As for the Citizens United decision, there has been so much written about it on this site over the past few days that I hesitate to comment, fearing that I will merely repeat what others have said. I do, however, want to make a couple of points. First, some insight into how Justice Kennedy, the obvious swing vote, came to author the decision may be gained by reading the transcript of the oral argument in the case. Ted Olson, in what is hopefully a good portent for the Proposition 8 litigation, did a brilliant job arguing on behalf of Citizens United, and was well backed up by noted First Amendment lawyer Floyd Abrams. This may be a case in which oral argument was instrumental in making up the mind of at least one undecided Justice. Second, the really dismaying thing about the case (beside the holding itself, of course) is that the Court really reached to decide it in the way that it did. On rehearing, the Government suggested a statutory way to find in favor of Citizens United without overturning prior court decisions. The Court's rejection of that approach in favor of giving corporations free speech rights coextensive with those of individuals represented an unnecessary break with prior precedent - a move so problematic that Chief Justice Roberts felt the need to write a separate concurrence justifying the Court's turning its back on its own precedents.
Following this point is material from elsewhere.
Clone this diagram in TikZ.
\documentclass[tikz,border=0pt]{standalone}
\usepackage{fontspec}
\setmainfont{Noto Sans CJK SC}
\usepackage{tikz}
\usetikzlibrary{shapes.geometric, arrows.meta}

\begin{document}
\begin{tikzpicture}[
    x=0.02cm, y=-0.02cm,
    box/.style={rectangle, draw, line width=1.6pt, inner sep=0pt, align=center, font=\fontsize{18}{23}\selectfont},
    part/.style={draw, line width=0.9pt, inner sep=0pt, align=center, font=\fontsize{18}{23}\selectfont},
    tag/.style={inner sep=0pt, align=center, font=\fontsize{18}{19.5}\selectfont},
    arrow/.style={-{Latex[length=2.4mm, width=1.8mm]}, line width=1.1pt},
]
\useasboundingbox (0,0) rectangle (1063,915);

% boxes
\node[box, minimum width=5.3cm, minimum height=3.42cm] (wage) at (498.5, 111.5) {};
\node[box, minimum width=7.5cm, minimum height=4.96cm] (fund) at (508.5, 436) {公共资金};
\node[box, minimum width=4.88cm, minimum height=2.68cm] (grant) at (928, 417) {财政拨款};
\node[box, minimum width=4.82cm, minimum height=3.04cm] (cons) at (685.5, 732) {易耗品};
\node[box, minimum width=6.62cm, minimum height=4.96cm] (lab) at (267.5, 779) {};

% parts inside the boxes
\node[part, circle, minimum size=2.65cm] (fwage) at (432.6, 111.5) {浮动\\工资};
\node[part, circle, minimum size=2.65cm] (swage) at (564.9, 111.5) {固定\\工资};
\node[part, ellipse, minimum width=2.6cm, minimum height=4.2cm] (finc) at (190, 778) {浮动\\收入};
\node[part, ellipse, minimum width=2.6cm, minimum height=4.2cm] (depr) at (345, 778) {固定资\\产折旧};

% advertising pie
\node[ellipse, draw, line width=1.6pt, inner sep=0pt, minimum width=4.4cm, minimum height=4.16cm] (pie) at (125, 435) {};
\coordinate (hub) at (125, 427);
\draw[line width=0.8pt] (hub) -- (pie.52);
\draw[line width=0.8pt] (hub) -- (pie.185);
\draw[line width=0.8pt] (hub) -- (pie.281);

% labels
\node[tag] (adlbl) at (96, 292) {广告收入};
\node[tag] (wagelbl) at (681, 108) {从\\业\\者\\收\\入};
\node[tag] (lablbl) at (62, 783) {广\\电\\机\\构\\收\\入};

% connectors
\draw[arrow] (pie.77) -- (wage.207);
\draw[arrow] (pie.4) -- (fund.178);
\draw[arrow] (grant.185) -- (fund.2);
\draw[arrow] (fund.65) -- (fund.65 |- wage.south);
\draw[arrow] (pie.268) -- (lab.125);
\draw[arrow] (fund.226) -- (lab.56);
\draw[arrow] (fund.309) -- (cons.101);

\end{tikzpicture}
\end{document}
The real fallacy of the majority's decision that it had to overturn its own case law in order to protect the First Amendment is identified by Justice Stevens in his dissent - corporations have always been able to engage in political speech, as long as they did it through regulated political action committees which guarded against the potentially devastating impact of the full economic power of wealthy companies in elections. The final point is that this decision means that the liberal community is going to have to be much smarter about how we communicate with the electorate, including devising creative ways for mass communication with comparatively minimal resources and articulating our positions and the facts supporting them in simple and compelling ways. The truth, beautifully articulated and forcefully presented, may well be the only real weapon we have in the post-Citizens United world.